By Ian Haydon
The Philadelphia Inquirer
WWR Article Summary (tl;dr) Henry Kranzler, director of the Center for the Studies of Addiction at the University of Pennsylvania says, “Certainly more than half the risk (for opioid abuse) is genetic,” he adds, “Risk is not about character. It’s about genetics and environmental exposure.”
None of us has the brain we were born with. Brains grow and adapt. This process, called neuroplasticity, doesn’t end when you step out of the classroom.
Even habits, reaching for cookies when stressed out, keeping your head down during staff meetings, cut “trails” in the brain throughout life that can be hard to overcome.
When it comes to drug habits, the effect on the brain can be dramatic.
“These are things we can see under the microscope,” said Ellen Unterwald, director of the Center for Substance Abuse Research at Temple University. “There are actually structural changes to neurons in different brain regions, and those are different for different drugs of abuse. They each have their own signature,” she said.
As the national opioid crisis continues, neuroscientists like Unterwald are beginning to peel back the mystery of opioid addiction in the brain.

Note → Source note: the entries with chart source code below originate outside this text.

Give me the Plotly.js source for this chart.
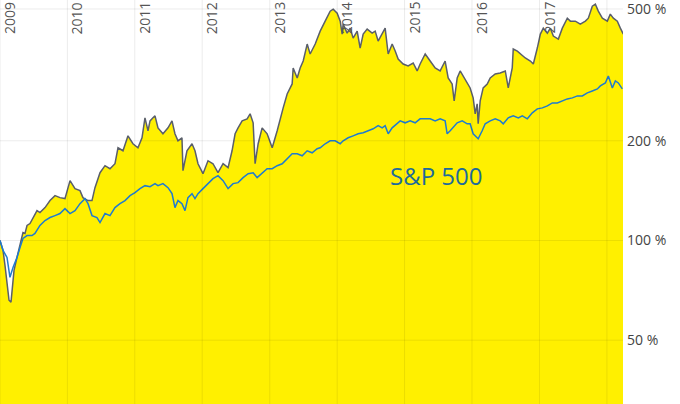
<!DOCTYPE html>
<html>
<head>
<meta charset="utf-8">
<script src="https://cdn.plot.ly/plotly-3.0.1.min.js"></script>
<style>
html,body{margin:0;padding:0;background:#fff;}
#chart{width:680px;height:404px;}
</style>
</head>
<body>
<div id="chart"></div>
<script>
// ---- Data (decimal years, percent) ----
var stockYears = [2009.000,2009.045,2009.074,2009.104,2009.134,2009.163,2009.178,2009.208,2009.252,2009.297,
2009.341,2009.371,2009.401,2009.445,2009.490,2009.549,2009.593,2009.668,2009.742,2009.816,
2009.890,2009.964,2010.039,2010.113,2010.187,2010.231,2010.306,2010.365,2010.409,2010.484,
2010.558,2010.632,2010.706,2010.751,2010.825,2010.899,2010.973,2011.047,2011.107,2011.151,
2011.196,2011.226,2011.270,2011.300,2011.344,2011.418,2011.493,2011.552,2011.596,2011.641,
2011.700,2011.715,2011.774,2011.849,2011.893,2011.938,2012.012,2012.086,2012.160,2012.234,
2012.309,2012.383,2012.442,2012.487,2012.531,2012.591,2012.665,2012.709,2012.754,2012.783,
2012.828,2012.887,2012.961,2013.036,2013.110,2013.154,2013.199,2013.258,2013.332,2013.347,
2013.407,2013.451,2013.496,2013.555,2013.599,2013.674,2013.748,2013.822,2013.896,2013.941,
2014.000,2014.045,2014.074,2014.089,2014.148,2014.193,2014.237,2014.297,2014.341,2014.386,
2014.445,2014.519,2014.564,2014.608,2014.668,2014.712,2014.757,2014.816,2014.861,2014.905,
2014.979,2015.053,2015.128,2015.187,2015.231,2015.306,2015.380,2015.454,2015.528,2015.602,
2015.647,2015.706,2015.736,2015.781,2015.825,2015.899,2015.973,2016.018,2016.048,2016.077,
2016.092,2016.122,2016.166,2016.226,2016.270,2016.344,2016.418,2016.493,2016.537,2016.596,
2016.611,2016.671,2016.715,2016.789,2016.864,2016.908,2016.967,2017.012,2017.056,2017.116,
2017.160,2017.205,2017.279,2017.338,2017.412,2017.457,2017.531,2017.605,2017.680,2017.724,
2017.783,2017.828,2017.872,2017.932,2018.006,2018.050,2018.095,2018.154,2018.199,2018.243];

var stockValues = [100,93.3,84.1,73.2,66.0,65.1,70.7,81.2,88.9,97.9,
105.7,105.0,111.0,112.5,116.5,123.1,121.4,125.7,132.0,136.6,
134.7,133.8,151.6,143.4,141.4,134.7,132.0,132.0,144.4,160.2,
168.2,164.7,170.5,190.5,186.6,207.0,195.9,190.5,204.2,234.6,
214.4,229.7,234.6,237.8,218.8,210.0,218.8,229.7,210.0,200.0,
204.2,162.5,186.6,195.9,186.6,170.5,159.1,174.1,170.5,160.2,
170.5,165.9,186.6,210.0,218.8,229.7,233.0,241.2,226.6,170.5,
195.9,218.8,210.0,190.5,214.4,234.6,251.4,277.0,296.9,331.8,
309.5,331.8,348.2,391.8,365.6,391.8,428.7,459.5,492.5,499.1,
485.7,459.5,419.9,450.1,422.8,437.6,408.4,428.7,381.1,419.9,
434.6,422.8,428.7,400.0,419.9,437.6,365.6,391.8,373.2,353.1,
341.1,336.4,343.5,325.0,341.1,365.6,348.2,331.8,325.0,348.2,
309.5,296.9,263.9,309.5,325.0,307.4,288.8,269.5,241.2,258.5,
225.1,263.9,288.8,296.9,309.5,318.2,320.4,325.0,288.8,331.8,
378.5,373.2,365.6,355.6,348.2,341.1,381.1,419.9,437.6,422.8,
437.6,414.1,405.6,437.6,469.1,459.5,459.5,450.1,459.5,469.1,
509.8,516.9,492.5,469.1,459.5,482.4,469.1,459.5,437.6,419.9];

var spYears = [2009.000,2009.045,2009.104,2009.148,2009.193,2009.252,2009.297,2009.341,2009.401,2009.475,
2009.519,2009.593,2009.668,2009.742,2009.816,2009.890,2009.964,2010.039,2010.113,2010.187,
2010.261,2010.306,2010.365,2010.439,2010.484,2010.558,2010.632,2010.706,2010.780,2010.855,
2010.929,2011.003,2011.077,2011.151,2011.226,2011.300,2011.344,2011.418,2011.493,2011.552,
2011.596,2011.641,2011.700,2011.745,2011.789,2011.849,2011.893,2011.938,2012.012,2012.086,
2012.160,2012.234,2012.309,2012.383,2012.457,2012.531,2012.605,2012.680,2012.754,2012.813,
2012.887,2012.961,2013.036,2013.110,2013.184,2013.258,2013.332,2013.407,2013.481,2013.555,
2013.629,2013.703,2013.748,2013.822,2013.896,2013.970,2014.045,2014.089,2014.163,2014.237,
2014.311,2014.386,2014.460,2014.534,2014.608,2014.668,2014.712,2014.757,2014.816,2014.890,
2014.935,2015.009,2015.083,2015.157,2015.231,2015.306,2015.380,2015.454,2015.528,2015.602,
2015.632,2015.677,2015.721,2015.781,2015.855,2015.929,2015.973,2016.018,2016.077,2016.092,
2016.151,2016.196,2016.270,2016.344,2016.418,2016.463,2016.537,2016.611,2016.686,2016.745,
2016.819,2016.893,2016.967,2017.042,2017.116,2017.190,2017.264,2017.338,2017.412,2017.487,
2017.561,2017.635,2017.709,2017.783,2017.858,2017.902,2017.976,2018.021,2018.080,2018.125,
2018.169,2018.228];

var spValues = [100,93.3,88.9,77.4,82.9,88.9,95.3,101.4,103.5,103.5,
105.0,111.0,114.9,117.3,118.9,120.6,124.8,120.6,123.1,129.2,
133.8,129.2,118.9,117.3,113.3,120.6,118.9,125.7,129.2,132.0,
136.6,139.5,143.4,146.4,145.4,148.5,146.4,148.5,144.4,138.5,
125.7,132.0,129.2,123.1,134.7,138.5,133.8,138.5,143.4,148.5,
153.7,156.9,151.6,143.4,148.5,149.5,154.8,159.1,160.2,154.8,
160.2,164.7,164.7,168.2,170.5,176.5,182.8,182.8,180.2,186.6,
184.0,189.2,190.5,195.9,200.0,200.0,195.9,200.0,204.2,207.0,
210.0,211.4,214.4,217.4,222.1,218.8,222.1,210.0,218.8,225.1,
229.7,226.6,229.7,226.6,233.0,233.0,233.0,229.7,233.0,229.7,
210.0,214.4,218.8,226.6,229.7,225.1,225.1,210.0,204.2,202.8,
214.4,225.1,229.7,233.0,229.7,225.1,234.6,237.8,234.6,237.8,
233.0,242.8,249.7,251.4,254.9,260.3,260.3,263.9,267.6,269.5,
273.2,273.2,279.0,282.8,286.8,292.8,299.0,313.8,288.8,303.1,
299.0,286.8];

var yearTicks = ['2009-01-01','2010-01-01','2011-01-01','2012-01-01','2013-01-01','2014-01-01','2015-01-01','2016-01-01','2017-01-01','2018-01-01'];
var yearLabels = ['2009','2010','2011','2012','2013','2014','2015','2016','2017',''];
var pctTicks = [50,100,200,500];
var pctLabels = ['50 %','100 %','200 %','500 %'];
var seriesLabel = 'S&P 500';

function decToDate(t){
  var y = Math.floor(t + 1e-9);
  var s = Date.UTC(y,0,1), e = Date.UTC(y+1,0,1);
  var d = new Date(s + (t - y) * (e - s));
  return d.toISOString().slice(0,16).replace('T',' ');
}

var stockX = stockYears.map(decToDate);
var spX = spYears.map(decToDate);

var traces = [
  {x: stockX, y: stockValues, type:'scatter', mode:'lines', fill:'tozeroy',
   fillcolor:'#FFF000', line:{color:'#5a5f6a', width:1.5}, hoverinfo:'skip'},
  {x: spX, y: spValues, type:'scatter', mode:'lines',
   line:{color:'#1f7bd0', width:1.5}, hoverinfo:'skip'}
];

var gridColor = 'rgba(0,0,0,0.08)';
var shapes = [];
yearTicks.forEach(function(v){
  shapes.push({type:'line', xref:'x', yref:'paper', x0:v, x1:v, y0:0, y1:1,
    line:{color:gridColor, width:1}, layer:'above'});
});
pctTicks.forEach(function(v){
  shapes.push({type:'line', xref:'paper', yref:'y', x0:0, x1:1, y0:v, y1:v,
    line:{color:gridColor, width:1}, layer:'above'});
});

var annotations = [];
yearTicks.forEach(function(v, i){
  if(!yearLabels[i]) return;
  annotations.push({x:v, y:1, xref:'x', yref:'paper', text:yearLabels[i],
    textangle:-90, showarrow:false, xanchor:'center', yanchor:'top',
    xshift:9, yshift:-1, borderpad:0,
    font:{family:'"Open Sans", sans-serif', size:14, color:'#555'}});
});
annotations.push({x:decToDate(2015.469), y:Math.log10(156.9), xref:'x', yref:'y',
  text:seriesLabel, showarrow:false, xanchor:'center', yanchor:'middle',
  font:{family:'"Open Sans", sans-serif', size:24, color:'#1d6b9a'}});

var layout = {
  width:680, height:404,
  margin:{l:0, r:57, t:0, b:0, pad:0},
  paper_bgcolor:'#ffffff', plot_bgcolor:'#ffffff',
  showlegend:false,
  font:{family:'"Open Sans", sans-serif', color:'#444'},
  xaxis:{type:'date', range:['2009-01-01','2018-03-29'],
    showticklabels:false, ticks:'',
    showgrid:false, zeroline:false, showline:false},
  yaxis:{type:'log', range:[1.5063, 2.7261], side:'right',
    tickvals:pctTicks, ticktext:pctLabels, ticks:'', ticklabeloverflow:'allow',
    ticklabelstandoff:3,
    showgrid:false, zeroline:false, showline:false,
    tickfont:{family:'"Open Sans", sans-serif', size:14, color:'#444'}},
  shapes:shapes,
  annotations:annotations
};

Plotly.newPlot('chart', traces, layout, {staticPlot:true, displayModeBar:false});
</script>
</body>
</html>
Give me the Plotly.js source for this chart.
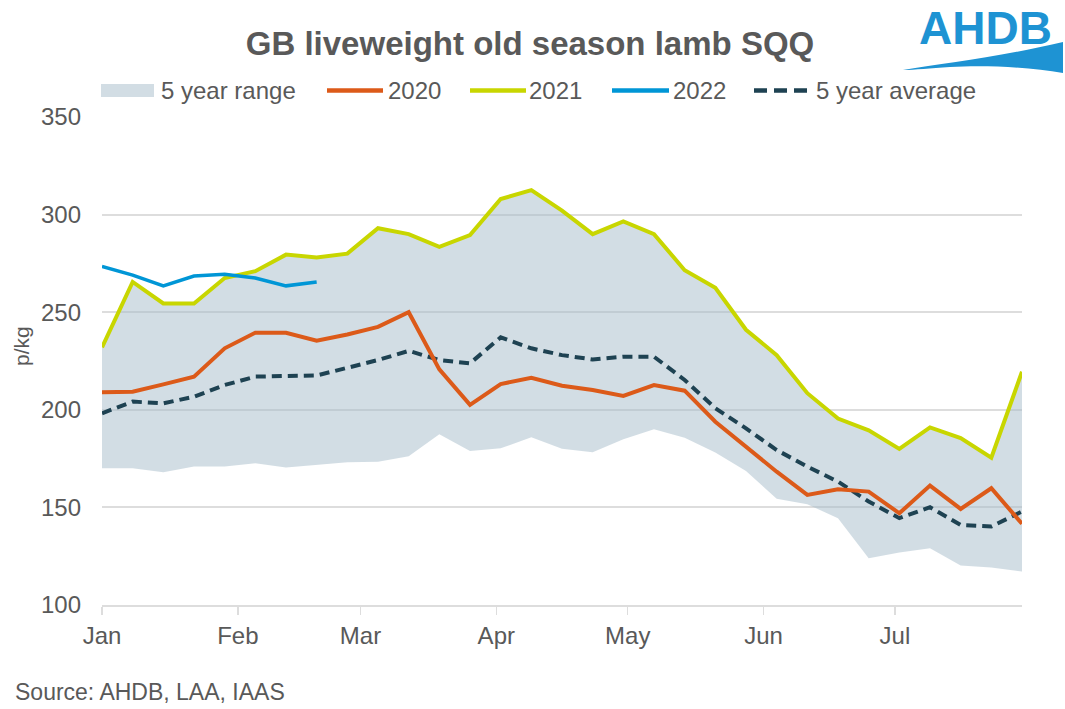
<!DOCTYPE html>
<html>
<head>
<meta charset="utf-8">
<script src="https://cdn.plot.ly/plotly-3.0.1.min.js"></script>
<style>
  html, body { margin: 0; padding: 0; background: #ffffff; }
  #chart { width: 1065px; height: 709px; }
</style>
</head>
<body>
<div id="chart"></div>
<script>
// ---- Data ----
const weeks = ['2022-01-01','2022-01-08','2022-01-15','2022-01-22','2022-01-29','2022-02-05','2022-02-12','2022-02-19','2022-02-26','2022-03-05','2022-03-12','2022-03-19','2022-03-26','2022-04-02','2022-04-09','2022-04-16','2022-04-23','2022-04-30','2022-05-07','2022-05-14','2022-05-21','2022-05-28','2022-06-04','2022-06-11','2022-06-18','2022-06-25','2022-07-02','2022-07-09','2022-07-16','2022-07-23','2022-07-30'];

const rangeMin = [170.1, 170.1, 168, 170.9, 170.9, 172.6, 170.4, 171.8, 173.1, 173.4, 176.2, 187.5, 178.9, 180.3, 185.9, 180.1, 178.2, 184.9, 190, 185.7, 178.1, 168.7, 154.4, 151.6, 144.5, 124, 126.9, 129.1, 120.2, 119.2, 117.1];
const rangeMax = [232, 265.5, 254.5, 254.5, 267.5, 271, 279.5, 278, 280, 293, 290, 283.5, 289.5, 308, 312.5, 302, 290, 296.5, 290, 271.5, 262.5, 241, 228, 208.5, 195.5, 189.5, 180, 191, 185.5, 175.5, 219.5];
const y2020 = [209, 209.3, 213, 217, 231.5, 239.5, 239.5, 235.4, 238.6, 242.5, 250, 220.7, 202.5, 213.2, 216.4, 212.3, 210.1, 207.1, 212.7, 209.8, 193.9, 181.1, 168.3, 156.4, 159.3, 158.1, 147, 161.2, 149.2, 159.8, 141.6];
const y2021 = [232, 265.5, 254.5, 254.5, 267.5, 271, 279.5, 278, 280, 293, 290, 283.5, 289.5, 308, 312.5, 302, 290, 296.5, 290, 271.5, 262.5, 241, 228, 208.5, 195.5, 189.5, 180, 191, 185.5, 175.5, 219.5];
const y2022 = [273.5, 269, 263.5, 268.5, 269.5, 267.5, 263.5, 265.5];
const avg5 = [198.2, 204.2, 203.3, 206.7, 212.7, 217, 217.3, 217.6, 221.5, 225.5, 230.2, 225.5, 223.8, 237.1, 231.5, 228, 225.8, 227.2, 227.2, 215.3, 200.8, 190.5, 179.4, 170.9, 163.2, 153, 144.5, 150.1, 141, 140.2, 147.9];

const seriesNames = ['5 year range', '2020', '2021', '2022', '5 year average'];
const yTicks = [100, 150, 200, 250, 300, 350];

// ---- Styling ----
const C = {
  range: '#D2DDE4', rangeFill: 'rgba(165,187,201,0.5)',
  s2020: '#DC5A19', s2021: '#C8D600', s2022: '#0096D6', avg: '#1E4252',
  text: '#595959', grid: '#DDDDDD', logo: '#1E93D3'
};
const FONT = 'Liberation Sans, Arial, sans-serif';

// plot area in pixels
const L = 102, R = 43, T = 117, B = 104, W = 1065, H = 709;
const PW = W - L - R, PH = H - T - B;
const px = x => (x - L) / PW;
const py = y => (H - B - y) / PH;

const traces = [
  { x: weeks, y: rangeMin, type: 'scatter', mode: 'lines', line: { width: 0, color: C.range }, hoverinfo: 'skip', showlegend: false },
  { x: weeks, y: rangeMax, type: 'scatter', mode: 'lines', fill: 'tonexty', fillcolor: C.rangeFill, line: { width: 0, color: C.range }, name: seriesNames[0], showlegend: false },
  { x: weeks, y: avg5, type: 'scatter', mode: 'lines', line: { color: C.avg, width: 4, dash: '10px,6px' }, name: seriesNames[4], showlegend: false },
  { x: weeks, y: y2020, type: 'scatter', mode: 'lines', line: { color: C.s2020, width: 4 }, name: seriesNames[1], showlegend: false },
  { x: weeks, y: y2021, type: 'scatter', mode: 'lines', line: { color: C.s2021, width: 4 }, name: seriesNames[2], showlegend: false },
  { x: weeks.slice(0, y2022.length), y: y2022, type: 'scatter', mode: 'lines', line: { color: C.s2022, width: 3.5 }, name: seriesNames[3], showlegend: false }
];

// manual legend
const legY = 90.5;
const shapes = [
  { type: 'rect', xref: 'paper', yref: 'paper', x0: px(101), x1: px(154), y0: py(84), y1: py(97), fillcolor: C.range, line: { width: 0 } },
  { type: 'line', xref: 'paper', yref: 'paper', x0: px(327), x1: px(383), y0: py(legY), y1: py(legY), line: { color: C.s2020, width: 4.5 } },
  { type: 'line', xref: 'paper', yref: 'paper', x0: px(470), x1: px(526), y0: py(legY), y1: py(legY), line: { color: C.s2021, width: 4.5 } },
  { type: 'line', xref: 'paper', yref: 'paper', x0: px(612), x1: px(669), y0: py(legY), y1: py(legY), line: { color: C.s2022, width: 4.5 } },
  { type: 'line', xref: 'paper', yref: 'paper', x0: px(754), x1: px(809), y0: py(legY), y1: py(legY), line: { color: C.avg, width: 4.5, dash: '13px,7px' } },
  // AHDB logo wave
  { type: 'path', xref: 'paper', yref: 'paper', fillcolor: C.logo, line: { width: 0 },
    path: 'M ' + px(903) + ',' + py(70) +
          ' C ' + px(945) + ',' + py(63) + ' ' + px(1000) + ',' + py(57) + ' ' + px(1063) + ',' + py(42) +
          ' L ' + px(1063) + ',' + py(73) +
          ' C ' + px(1030) + ',' + py(67) + ' ' + px(985) + ',' + py(65) + ' ' + px(950) + ',' + py(67) +
          ' C ' + px(930) + ',' + py(68) + ' ' + px(915) + ',' + py(70) + ' ' + px(903) + ',' + py(70) + ' Z' }
];

const legText = [
  { t: seriesNames[0], x: 159 },
  { t: seriesNames[1], x: 386 },
  { t: seriesNames[2], x: 527 },
  { t: seriesNames[3], x: 671 },
  { t: seriesNames[4], x: 814 }
];
const annotations = legText.map(d => ({
  text: d.t, xref: 'paper', yref: 'paper', x: px(d.x), y: py(legY), xanchor: 'left', yanchor: 'middle',
  showarrow: false, font: { family: FONT, size: 24, color: C.text }
}));
annotations.push(
  { text: 'p/kg', xref: 'paper', yref: 'paper', x: px(21), y: py(346), textangle: -90, xanchor: 'center', yanchor: 'middle',
    showarrow: false, font: { family: FONT, size: 21, color: C.text } },
  { text: 'Source: AHDB, LAA, IAAS', xref: 'paper', yref: 'paper', x: px(13), y: py(692), xanchor: 'left', yanchor: 'middle',
    showarrow: false, font: { family: FONT, size: 23, color: C.text } },
  { text: '<b>AHDB</b>', xref: 'paper', yref: 'paper', x: px(985), y: py(0), xanchor: 'center', yanchor: 'top',
    showarrow: false, font: { family: FONT, size: 46, color: C.logo } }
);

const layout = {
  width: W, height: H,
  margin: { l: L, r: R, t: T, b: B, pad: 0 },
  paper_bgcolor: '#ffffff', plot_bgcolor: '#ffffff',
  font: { family: FONT, color: C.text },
  showlegend: false,
  title: { text: '<b>GB liveweight old season lamb SQQ</b>', x: 530 / W, xanchor: 'center', y: 1 - 43 / H, yanchor: 'middle',
    font: { family: FONT, size: 33, color: C.text } },
  xaxis: {
    type: 'date', range: ['2022-01-01', '2022-07-30'],
    tick0: '2022-01-01', dtick: 'M1', tickformat: '%b',
    showgrid: false, zeroline: false,
    showline: true, linecolor: C.grid, linewidth: 2,
    ticks: 'outside', ticklen: 8, tickwidth: 1.5, tickcolor: C.grid,
    ticklabelstandoff: 0,
    tickfont: { family: FONT, size: 24, color: C.text }
  },
  yaxis: {
    range: [100, 350], tickvals: yTicks, ticktext: yTicks.map(String),
    showgrid: true, gridcolor: C.grid, gridwidth: 2, zeroline: false, showline: false,
    ticks: '', ticklabelstandoff: 20,
    tickfont: { family: FONT, size: 24, color: C.text }
  },
  shapes: shapes,
  annotations: annotations,
  hovermode: false
};

Plotly.newPlot('chart', traces, layout, { staticPlot: true, displayModeBar: false });
</script>
</body>
</html>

Their findings are shedding light on how best to deal with addiction, and are even helping doctors spot people who may be more likely to get hooked in the first place.
No one, even those who have never taken a prescription painkiller or used heroin, is truly opioid-free. Fact is, opioids occur naturally.
Experiences like runner’s high and the beneficial effects of acupuncture depend on opioids made in the brain, such as endorphins, that help us enjoy good feelings, said Unterwald.
Even looking at tasty food can activate opioid-linked reward circuits in the brain, according to new imaging research out of Finland.